Since its breakthrough, the liquid crystal technology has continued to gain momentum and the LCD is
today the dominating display type used in desktop monitors, television sets, mobile phones as well as other
mobile devices.
To improve production efficiency and enable larger screen sizes, the LCD industry has step by step
increased the size of the mother glass used in the LCD manufacturing process. Initially the mother glass
was only around 0.1 m2 large, but with each generation the size has increased and with generation 10 the
area reaches close to 10 m2.
The increase in mother glass size has in turn led to an increase in the size of the photomasks used - currently the largest masks are around 1.6 × 1.8 meters. A key mask performance criterion is the absence of
"mura" - small systematic errors captured only by the very sensitive human eye. To eliminate such
systematic errors, special techniques have been developed by Micronic Mydata. Some mura suppressing
techniques are described in this paper.
Today, the race towards larger glass sizes has come to a halt and a new race - towards higher resolution
and better image quality - is ongoing. The display mask is therefore going through a change that resembles
what the semiconductor mask went through some time ago: OPC features are introduced, CD requirements
are increasing sharply and multi tone masks (MTMs) are widely used. Supporting this development,
Micronic Mydata has introduced a number of compensation methods in the writer, such as Z-correction,
CD map and distortion control.
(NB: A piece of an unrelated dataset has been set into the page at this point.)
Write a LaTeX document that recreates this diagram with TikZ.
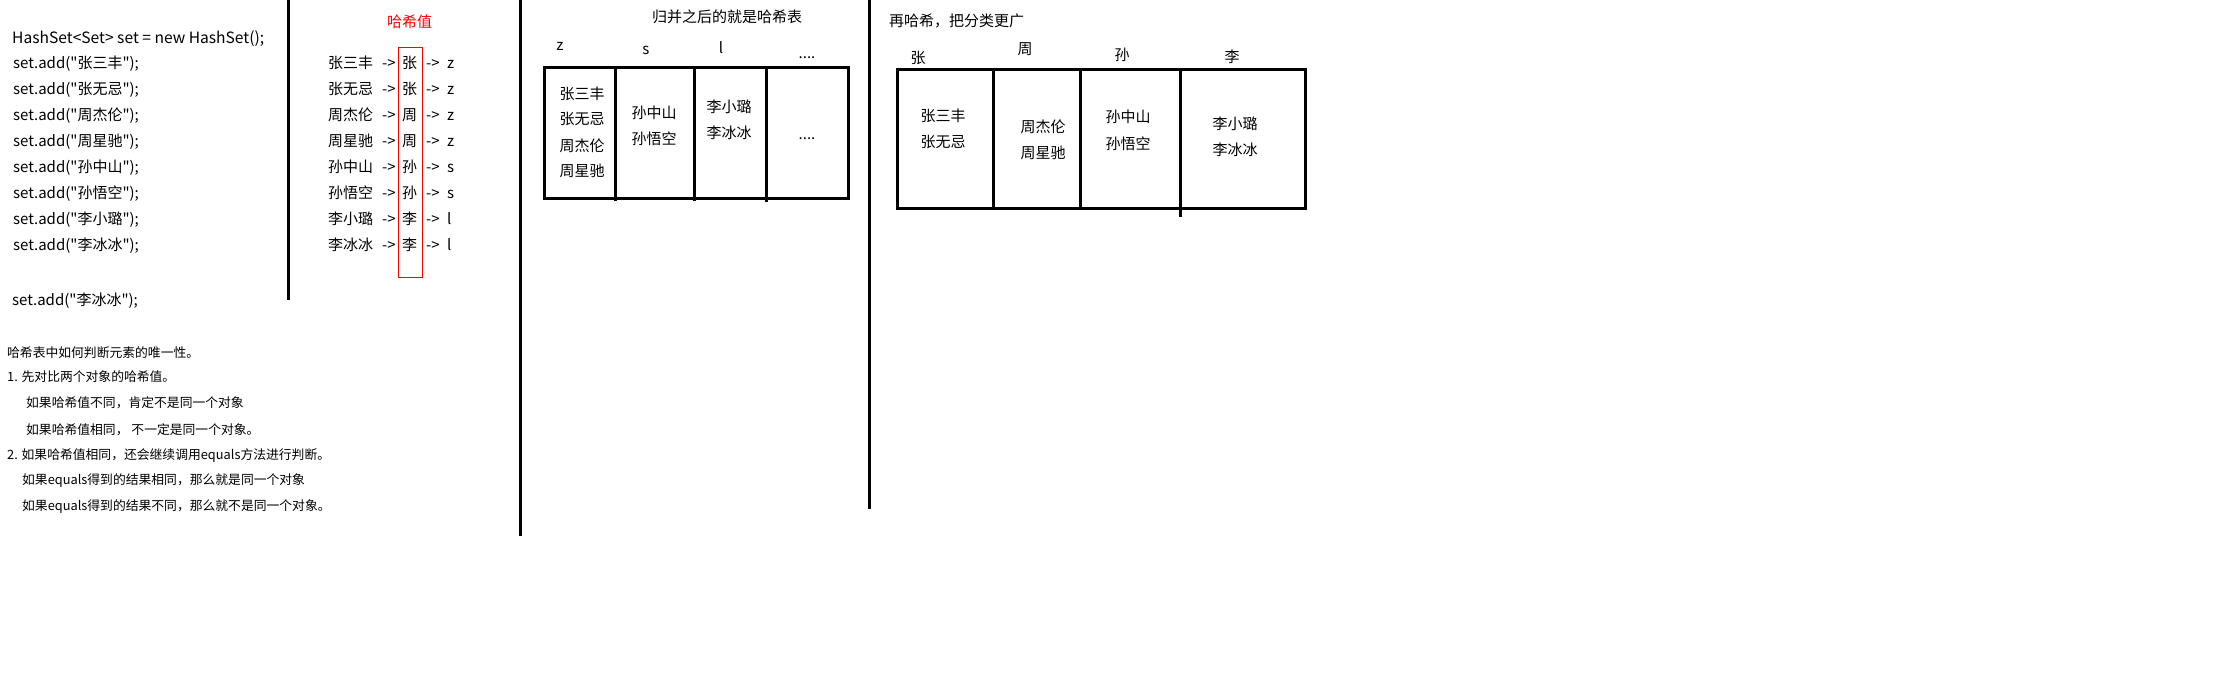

In addition, Micronic Mydata MMS15000, the world's most precise large
area metrology tool, has played an important role in improving mask placement quality and is briefly
described in this paper.
Furthermore, proposed specifications and system architecture concept for a new generation mask writers - able to fulfill future image quality requirements - is presented in this paper. This new system would use an
AOD/AOM writing engine and be capable of resolving 0.6 micron features.